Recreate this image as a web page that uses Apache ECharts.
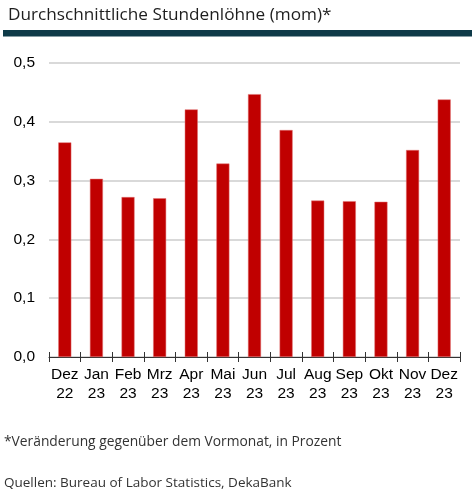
<!DOCTYPE html>
<html><head><meta charset="utf-8">
<script src="https://cdn.jsdelivr.net/npm/echarts@6/dist/echarts.min.js"></script>
<style>html,body{margin:0;padding:0;background:#fff}#c{width:475px;height:497px}</style>
</head><body><div id="c"></div>
<script>
var categories = ['Dez\n22','Jan\n23','Feb\n23','Mrz\n23','Apr\n23','Mai\n23','Jun\n23','Jul\n23','Aug\n23','Sep\n23','Okt\n23','Nov\n23','Dez\n23'];
var values = [0.365, 0.303, 0.272, 0.270, 0.421, 0.329, 0.447, 0.386, 0.266, 0.265, 0.264, 0.352, 0.438];
var titleText = 'Durchschnittliche Stundenlöhne (mom)*';
var footnote = '*Veränderung gegenüber dem Vormonat, in Prozent';
var sourceText = 'Quellen: Bureau of Labor Statistics, DekaBank';

var chart = echarts.init(document.getElementById('c'), null, {renderer:'canvas'});
chart.setOption({
  animation: false,
  title: {text: titleText, left: 3, top: 2, textStyle: {fontFamily: 'Open Sans', fontSize: 17.2, fontWeight: 'normal', color: '#1e1e1e'}},
  graphic: [
    {type:'rect', shape:{x:3, y:30, width:469, height:6.5}, style:{fill:'#0e3a48'}},
    {type:'text', left: 4, top: 435, style:{text: footnote, font: '13.8px "Open Sans"', fill:'#333'}},
    {type:'text', left: 4, top: 476, style:{text: sourceText, font: '13.5px "Open Sans"', fill:'#333'}}
  ],
  grid: {left: 49, right: 15, top: 63, bottom: 140},
  xAxis: [{
    type: 'category', data: categories,
    axisLine: {lineStyle: {color: '#333', width: 1}},
    axisTick: {show: true, length: 5, lineStyle: {color: '#333'}},
    axisLabel: {fontFamily: 'Arial, Liberation Sans', fontSize: 15.5, color: '#000', lineHeight: 19, margin: 8, interval: 0}
  }, {
    type: 'category', data: categories, position: 'bottom',
    axisLine: {show: false},
    axisTick: {show: true, inside: true, length: 5, lineStyle: {color: '#333'}},
    axisLabel: {show: false}
  }],
  yAxis: {
    type: 'value', min: 0, max: 0.5, interval: 0.1,
    axisLine: {show: false}, axisTick: {show: false},
    splitLine: {lineStyle: {color: '#d9d9d9', width: 2}},
    axisLabel: {fontFamily: 'Arial, Liberation Sans', fontSize: 15.5, color: '#000', margin: 14,
      formatter: function(v){ return v.toFixed(1).replace('.', ','); }}
  },
  series: [{
    type: 'bar', data: values, barWidth: 13, xAxisIndex: 0,
    itemStyle: {color: '#c00000', borderColor: '#e07070', borderWidth: 0.5}
  }]
});
</script></body></html>
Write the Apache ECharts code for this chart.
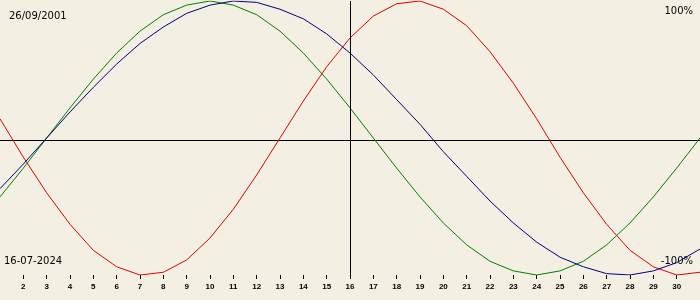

----------

WHAT IS REQUIRED: Leave out the pictures and copy every record above exactly.

IN RESPONSE:
Recreate this image as a web page that uses Apache ECharts.
<!DOCTYPE html>
<html><head><meta charset="utf-8">
<script src="https://cdn.jsdelivr.net/npm/echarts@6/dist/echarts.min.js"></script>
<style>html,body{margin:0;padding:0;background:#fff}#c{width:475px;height:497px}</style>
</head><body><div id="c"></div>
<script>
var categories = ['Dez\n22','Jan\n23','Feb\n23','Mrz\n23','Apr\n23','Mai\n23','Jun\n23','Jul\n23','Aug\n23','Sep\n23','Okt\n23','Nov\n23','Dez\n23'];
var values = [0.365, 0.303, 0.272, 0.270, 0.421, 0.329, 0.447, 0.386, 0.266, 0.265, 0.264, 0.352, 0.438];
var titleText = 'Durchschnittliche Stundenlöhne (mom)*';
var footnote = '*Veränderung gegenüber dem Vormonat, in Prozent';
var sourceText = 'Quellen: Bureau of Labor Statistics, DekaBank';

var chart = echarts.init(document.getElementById('c'), null, {renderer:'canvas'});
chart.setOption({
  animation: false,
  title: {text: titleText, left: 3, top: 2, textStyle: {fontFamily: 'Open Sans', fontSize: 17.2, fontWeight: 'normal', color: '#1e1e1e'}},
  graphic: [
    {type:'rect', shape:{x:3, y:30, width:469, height:6.5}, style:{fill:'#0e3a48'}},
    {type:'text', left: 4, top: 435, style:{text: footnote, font: '13.8px "Open Sans"', fill:'#333'}},
    {type:'text', left: 4, top: 476, style:{text: sourceText, font: '13.5px "Open Sans"', fill:'#333'}}
  ],
  grid: {left: 49, right: 15, top: 63, bottom: 140},
  xAxis: [{
    type: 'category', data: categories,
    axisLine: {lineStyle: {color: '#333', width: 1}},
    axisTick: {show: true, length: 5, lineStyle: {color: '#333'}},
    axisLabel: {fontFamily: 'Arial, Liberation Sans', fontSize: 15.5, color: '#000', lineHeight: 19, margin: 8, interval: 0}
  }, {
    type: 'category', data: categories, position: 'bottom',
    axisLine: {show: false},
    axisTick: {show: true, inside: true, length: 5, lineStyle: {color: '#333'}},
    axisLabel: {show: false}
  }],
  yAxis: {
    type: 'value', min: 0, max: 0.5, interval: 0.1,
    axisLine: {show: false}, axisTick: {show: false},
    splitLine: {lineStyle: {color: '#d9d9d9', width: 2}},
    axisLabel: {fontFamily: 'Arial, Liberation Sans', fontSize: 15.5, color: '#000', margin: 14,
      formatter: function(v){ return v.toFixed(1).replace('.', ','); }}
  },
  series: [{
    type: 'bar', data: values, barWidth: 13, xAxisIndex: 0,
    itemStyle: {color: '#c00000', borderColor: '#e07070', borderWidth: 0.5}
  }]
});
</script></body></html>
Write the Apache ECharts code for this chart.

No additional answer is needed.